Here’s my code for building this chart using this data.

import numpy as np
import pandas as pd
import matplotlib.pyplot as plt
%matplotlib inline # needed for jupyter notebooks
plt.rcParams['figure.figsize']=(20,10) # set the figure size
plt.style.use('fivethirtyeight') # using the fivethirtyeight matplotlib theme
sales = pd.read_csv('examples/sales.csv') # Read the data in
sales.Date = pd.to_datetime(sales.Date) #set the date column to datetime
sales.set_index('Date', inplace=True) #set the index to the date column
# now the hack for the multi-colored bar chart: 
# create fiscal year dataframes covering the timeframes you are looking for. In this case,
# the fiscal year covered October - September.
# --------------------------------------------------------------------------------
# Note: This should be set up as a function, but for this small amount of data,
# I just manually built each fiscal year. This is not very pythonic and would
# suck to do if you have many years of data, but it isn't bad for a few years of data. 

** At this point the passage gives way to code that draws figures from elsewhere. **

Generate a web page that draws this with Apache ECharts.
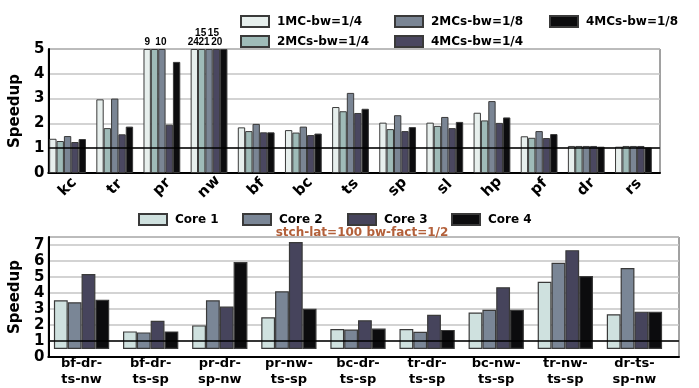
<!DOCTYPE html>
<html>
<head>
<meta charset="utf-8">
<script src="https://cdn.jsdelivr.net/npm/echarts@6/dist/echarts.min.js"></script>
<style>
  html, body { margin: 0; padding: 0; background: #fff; }
  #chart { width: 699px; height: 388px; }
</style>
</head>
<body>
<div id="chart"></div>
<script>
// top panel: speedup per benchmark, clipped at 5
const benchmarks = ["kc", "tr", "pr", "nw", "bf", "bc", "ts", "sp", "sl", "hp", "pf", "dr", "rs"];
const mcNames = ["1MC-bw=1/4", "2MCs-bw=1/4", "2MCs-bw=1/8", "4MCs-bw=1/4", "4MCs-bw=1/8"];
const mc1bw4 = [1.38, 2.97, 5, 5, 1.84, 1.73, 2.66, 2.03, 2.03, 2.43, 1.48, 1.09, 1.06];
const mc2bw4 = [1.29, 1.81, 5, 5, 1.69, 1.63, 2.49, 1.77, 1.90, 2.12, 1.42, 1.09, 1.09];
const mc2bw8 = [1.49, 3.00, 5, 5, 1.98, 1.87, 3.23, 2.33, 2.26, 2.90, 1.69, 1.09, 1.09];
const mc4bw4 = [1.25, 1.56, 1.95, 5, 1.64, 1.53, 2.42, 1.69, 1.81, 2.02, 1.41, 1.09, 1.09];
const mc4bw8 = [1.37, 1.87, 4.48, 5, 1.64, 1.59, 2.59, 1.85, 2.06, 2.24, 1.57, 1.06, 1.03];
// values printed above clipped bars
const overLabels = [
  ["", "", "9", "24", "", "", "", "", "", "", "", "", ""],
  ["", "", "", "15", "", "", "", "", "", "", "", "", ""],
  ["", "", "10", "21", "", "", "", "", "", "", "", "", ""],
  ["", "", "", "15", "", "", "", "", "", "", "", "", ""],
  ["", "", "", "20", "", "", "", "", "", "", "", "", ""]
];

// bottom panel: per-core speedup for mixes
const mixes = ["bf-dr-\nts-nw", "bf-dr-\nts-sp", "pr-dr-\nsp-nw", "pr-nw-\nts-sp", "bc-dr-\nts-sp",
  "tr-dr-\nts-sp", "bc-nw-\nts-sp", "tr-nw-\nts-sp", "dr-ts-\nsp-nw"];
const coreNames = ["Core 1", "Core 2", "Core 3", "Core 4"];
const core1 = [3.26, 1.18, 1.58, 2.12, 1.34, 1.34, 2.44, 4.50, 2.33];
const core2 = [3.13, 1.11, 3.26, 3.87, 1.30, 1.16, 2.63, 5.78, 5.42];
const core3 = [5.02, 1.89, 2.84, 7.16, 1.93, 2.29, 4.14, 6.62, 2.50];
const core4 = [3.30, 1.18, 5.82, 2.69, 1.37, 1.28, 2.63, 4.89, 2.50];
const subtitle = "stch-lat=100 bw-fact=1/2";

const mcColors = ["#e7efed", "#9fbbb8", "#7a8594", "#4a4760", "#0c0c0e"];
const coreColors = ["#cfe1df", "#7a8696", "#46445c", "#0c0c0e"];
const font = "DejaVu Sans";

// label offsets so the stacked numbers on nw don't collide
const labelOffsets = [
  [[0, 0], [-1, 0]],
  [[-1, -9]],
  [[-1, 0], [-5, 0]],
  [[-3, -9]],
  [[-7, 0]]
];

const chart = echarts.init(document.getElementById("chart"), null, { renderer: "canvas" });

const frameYAxis = (max, gridIndex) => ({
  type: "value", gridIndex, min: 0, max, interval: 1,
  axisLine: { show: true, lineStyle: { color: "#000", width: 2 } },
  axisTick: { show: false },
  axisLabel: { color: "#000", fontFamily: font, fontWeight: "bold", fontSize: 15, margin: 4, showMaxLabel: max % 1 === 0 },
  splitLine: { lineStyle: { color: "#c4c4c4", width: 1.5 } },
  name: "Speedup", nameLocation: "middle", nameGap: 14,
  nameTextStyle: { color: "#000", fontFamily: font, fontWeight: "bold", fontSize: 15 }
});
const hiddenYAxis = (max, gridIndex) => ({
  type: "value", gridIndex, min: 0, max, show: false, splitLine: { show: false }
});
const frameXAxis = (gridIndex) => ({
  type: "value", gridIndex, min: 0, max: 1,
  axisLine: { show: true, lineStyle: { color: "#000", width: 2 } },
  axisTick: { show: false }, axisLabel: { show: false }, splitLine: { show: false }
});
const refLine = (idx) => ({
  type: "line", xAxisIndex: idx, yAxisIndex: idx, data: [[0, null]], showSymbol: false,
  silent: true, z: 10,
  markLine: {
    silent: true, symbol: ["none", "none"], label: { show: false },
    lineStyle: { color: "#000", width: 1.5, type: "solid" },
    data: [{ yAxis: 1 }]
  }
});

const mcData = [mc1bw4, mc2bw4, mc2bw8, mc4bw4, mc4bw8];
const coreData = [core1, core2, core3, core4];

const mcSeries = mcNames.map((name, s) => {
  let k = 0;
  return {
    name, type: "bar", xAxisIndex: 1, yAxisIndex: 1,
    barGap: "0%", barCategoryGap: "22%",
    itemStyle: { color: mcColors[s], borderColor: "#3a3a3a", borderWidth: 1 },
    data: mcData[s].map((v, i) => {
      const t = overLabels[s][i];
      if (!t) return v;
      const off = labelOffsets[s][k++];
      return {
        value: v,
        label: {
          show: true, position: "top", distance: 2, formatter: t, offset: off,
          color: "#000", fontFamily: "Liberation Sans", fontWeight: "bold", fontSize: 10
        }
      };
    })
  };
});

const coreSeries = coreNames.map((name, s) => ({
  name, type: "bar", xAxisIndex: 3, yAxisIndex: 3,
  barGap: "0%", barCategoryGap: "20%",
  itemStyle: { color: coreColors[s], borderColor: "#3a3a3a", borderWidth: 1.2 },
  data: coreData[s]
}));

const legendItem = (name, left, top) => ({
  data: [{ name, icon: "rect" }], left, top, itemWidth: 28, itemHeight: 11, selectedMode: false,
  textStyle: { color: "#000", fontFamily: font, fontWeight: "bold", fontSize: 12, padding: [0, 0, 0, 3] }
});

chart.setOption({
  animation: false,
  backgroundColor: "#fff",
  title: {
    text: subtitle, left: 357, top: 222, textAlign: "center",
    textStyle: { color: "#b3603a", fontFamily: font, fontWeight: "bold", fontSize: 12 }
  },
  legend: [
    legendItem(mcNames[0], 235, 10),
    legendItem(mcNames[1], 235, 30),
    legendItem(mcNames[2], 389, 10),
    legendItem(mcNames[3], 389, 30),
    legendItem(mcNames[4], 544, 10),
    legendItem(coreNames[0], 133, 208),
    legendItem(coreNames[1], 237, 208),
    legendItem(coreNames[2], 342, 208),
    legendItem(coreNames[3], 446, 208)
  ],
  grid: [
    { left: 39, right: 39, top: 49, height: 124, show: true, borderColor: "#444", borderWidth: 1 },
    { left: 44, right: 42, top: 49, height: 124 },
    { left: 36, right: 20, top: 237, height: 120, show: true, borderColor: "#444", borderWidth: 1 },
    { left: 47, right: 30, top: 237, height: 120 }
  ],
  xAxis: [
    frameXAxis(0),
    {
      type: "category", gridIndex: 1, data: benchmarks,
      axisLine: { show: false }, axisTick: { show: false },
      axisLabel: {
        rotate: 45, align: "center", verticalAlign: "middle", margin: 14, interval: 0,
        color: "#000", fontFamily: font, fontWeight: "bold", fontSize: 15
      }
    },
    frameXAxis(2),
    {
      type: "category", gridIndex: 3, data: mixes,
      axisLine: { show: false }, axisTick: { show: false },
      axisLabel: {
        margin: 7, interval: 0, lineHeight: 16,
        color: "#000", fontFamily: font, fontWeight: "bold", fontSize: 13
      }
    }
  ],
  yAxis: [
    frameYAxis(5, 0),
    hiddenYAxis(5, 1),
    frameYAxis(7.5, 2),
    hiddenYAxis(7.5, 3)
  ],
  series: [refLine(0), ...mcSeries, refLine(2), ...coreSeries]
});

window.addEventListener("resize", () => chart.resize());
</script>
</body>
</html>
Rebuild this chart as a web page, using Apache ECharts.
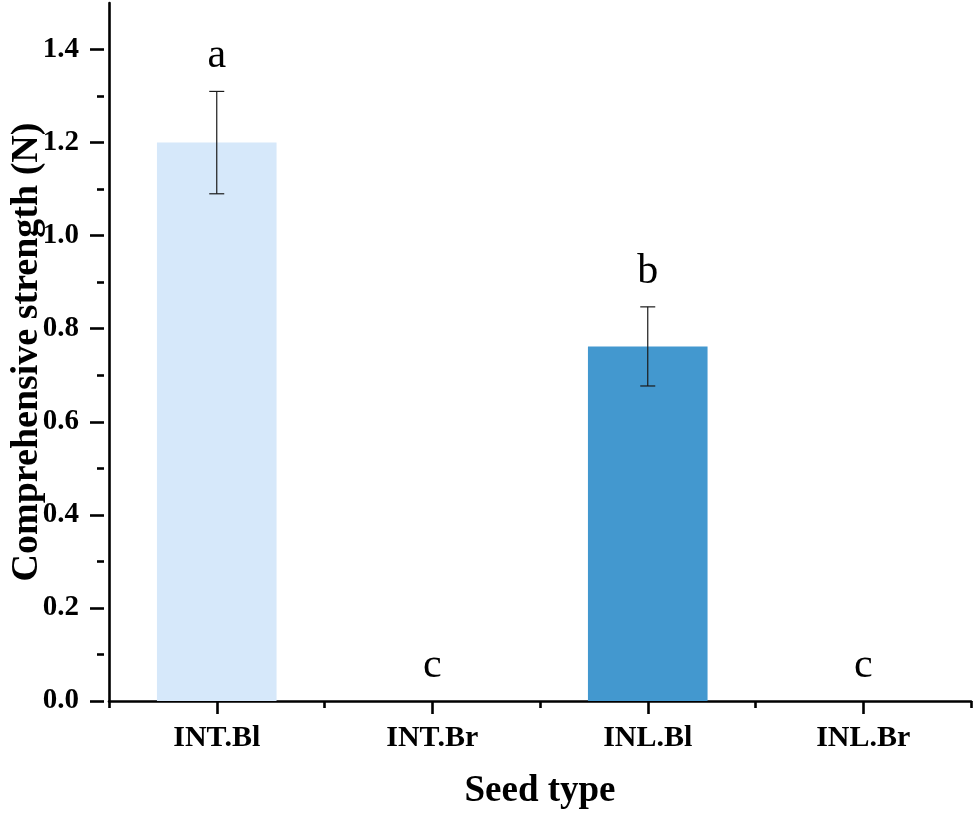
<!DOCTYPE html>
<html>
<head>
<meta charset="utf-8">
<script src="https://cdn.jsdelivr.net/npm/echarts@6/dist/echarts.min.js"></script>
<style>
html,body{margin:0;padding:0;background:#fff;}
#chart{width:975px;height:818px;}
</style>
</head>
<body>
<div id="chart"></div>
<script>
// ---- data ----
const categories = ['INT.Bl', 'INT.Br', 'INL.Bl', 'INL.Br'];
const means = [1.2, 0, 0.762, 0];
const errors = [0.11, 0, 0.085, 0];
const letters = ['a', 'c', 'b', 'c'];
const barColors = ['#D6E8FA', '#D6E8FA', '#4398CF', '#4398CF'];
const yTickMax = 1.4;
const yAxisMax = 1.5;
const yTickStep = 0.2;

const FONT = "'Liberation Serif','Times New Roman',Times,serif";
const AXIS_W = 2.6;

const chart = echarts.init(document.getElementById('chart'), null, {renderer: 'canvas'});

const gridTop = 3, gridBottom = 117, gridLeft = 104, gridRight = 4;
const plotH = 818 - gridTop - gridBottom;
const tickGridTop = gridTop + plotH * (yAxisMax - yTickMax) / yAxisMax;

const option = {
  backgroundColor: '#fff',
  animation: false,
  grid: [
    {left: gridLeft, right: gridRight, top: gridTop, bottom: gridBottom, containLabel: false},
    {left: gridLeft, right: gridRight, top: tickGridTop, bottom: gridBottom, containLabel: false}
  ],
  xAxis: [
    {
      type: 'category', gridIndex: 0, data: categories, boundaryGap: true,
      name: 'Seed type', nameLocation: 'middle', nameGap: 72,
      nameTextStyle: {fontFamily: FONT, fontWeight: 'bold', fontSize: 37, color: '#000'},
      axisLine: {show: true, lineStyle: {color: '#000', width: AXIS_W}},
      axisTick: {show: true, alignWithLabel: true, length: 13, lineStyle: {color: '#000', width: AXIS_W}},
      axisLabel: {show: true, margin: 22, fontFamily: FONT, fontWeight: 'bold', fontSize: 30, color: '#000'},
      splitLine: {show: false}
    },
    {
      type: 'category', gridIndex: 0, data: categories, boundaryGap: true, position: 'bottom',
      axisLine: {show: false},
      axisTick: {show: true, alignWithLabel: false, length: 7, lineStyle: {color: '#000', width: AXIS_W}},
      axisLabel: {show: false},
      splitLine: {show: false}
    },
    {
      type: 'category', gridIndex: 1, data: categories, show: false
    }
  ],
  yAxis: [
    {
      type: 'value', gridIndex: 0, min: 0, max: yAxisMax,
      name: 'Comprehensive strength (N)', nameLocation: 'middle', nameGap: 63, nameRotate: 90,
      nameTextStyle: {fontFamily: FONT, fontWeight: 'bold', fontSize: 38, color: '#000'},
      axisLine: {show: true, lineStyle: {color: '#000', width: AXIS_W}},
      axisTick: {show: false},
      axisLabel: {show: false},
      splitLine: {show: false}
    },
    {
      type: 'value', gridIndex: 1, min: 0, max: yTickMax, interval: yTickStep,
      axisLine: {show: false},
      axisTick: {show: true, length: 14, lineStyle: {color: '#000', width: AXIS_W}},
      minorTick: {show: true, splitNumber: 2, length: 7, lineStyle: {color: '#000', width: AXIS_W}},
      axisLabel: {show: true, margin: 25, fontFamily: FONT, fontWeight: 'bold', fontSize: 29, color: '#000',
        formatter: v => v.toFixed(1)},
      splitLine: {show: false},
      minorSplitLine: {show: false}
    }
  ],
  series: [
    {
      type: 'bar', xAxisIndex: 0, yAxisIndex: 0, barWidth: '55.5%',
      data: means.map((v, i) => ({value: v, itemStyle: {color: barColors[i]}})),
      z: 2
    },
    {
      type: 'custom', xAxisIndex: 0, yAxisIndex: 0, z: 5,
      data: means.map((v, i) => [i, v, errors[i]]),
      renderItem: function (params, api) {
        const i = api.value(0), m = api.value(1), e = api.value(2);
        const top = api.coord([i, m + e]);
        const bot = api.coord([i, m - e]);
        const x = top[0];
        const cap = 7.5;
        const children = [];
        const ls = {stroke: '#1a1a1a', lineWidth: 1.2};
        if (e > 0) {
          children.push({type: 'line', shape: {x1: x, y1: top[1], x2: x, y2: bot[1]}, style: ls});
          children.push({type: 'line', shape: {x1: x - cap, y1: top[1], x2: x + cap, y2: top[1]}, style: ls});
          children.push({type: 'line', shape: {x1: x - cap, y1: bot[1], x2: x + cap, y2: bot[1]}, style: ls});
        }
        children.push({
          type: 'text',
          style: {
            text: letters[params.dataIndex], x: x, y: top[1] - 14,
            textAlign: 'center', textVerticalAlign: 'bottom',
            font: '42px ' + FONT, fill: '#000'
          }
        });
        return {type: 'group', children: children};
      }
    }
  ]
};
chart.setOption(option);
</script>
</body>
</html>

# --------------------------------------------------------------------------------
fy10_all = sales[(sales.index >= '2009-10-01') & (sales.index < '2010-10-01')]
fy11_all = sales[(sales.index >= '2010-10-01') & (sales.index < '2011-10-01')]
fy12_all = sales[(sales.index >= '2011-10-01') & (sales.index < '2012-10-01')]
fy13_all = sales[(sales.index >= '2012-10-01') & (sales.index < '2013-10-01')]
fy14_all = sales[(sales.index >= '2013-10-01') & (sales.index < '2014-10-01')]
fy15_all = sales[(sales.index >= '2014-10-01') & (sales.index < '2015-10-01')]
# Let's build our plot
fig, ax1 = plt.subplots()
ax2 = ax1.twinx()  # set up the 2nd axis
ax1.plot(sales.Sales_Dollars) #plot the Revenue on axis #1
# the next few lines plot the fiscal year data as bar plots and changes the color for each.
ax2.bar(fy10_all.index, fy10_all.Quantity,width=20, alpha=0.2, color='orange')
ax2.bar(fy11_all.index, fy11_all.Quantity,width=20, alpha=0.2, color='gray')
ax2.bar(fy12_all.index, fy12_all.Quantity,width=20, alpha=0.2, color='orange')
ax2.bar(fy13_all.index, fy13_all.Quantity,width=20, alpha=0.2, color='gray')
ax2.bar(fy14_all.index, fy14_all.Quantity,width=20, alpha=0.2, color='orange')
ax2.bar(fy15_all.index, fy15_all.Quantity,width=20, alpha=0.2, color='gray')
ax2.grid(b=False) # turn off grid #2
ax1.set_title('Monthly Sales Revenue vs Number of Items Sold Per Month')
ax1.set_ylabel('Monthly Sales Revenue')
ax2.set_ylabel('Number of Items Sold')
# Set the x-axis labels to be more meaningful than just some random dates.
labels = ['FY 2010', 'FY 2011','FY 2012', 'FY 2013','FY 2014', 'FY 2015']

This is just one way of visualizing data with python. Hopefully its a good example of a different approach that you may not have thought about.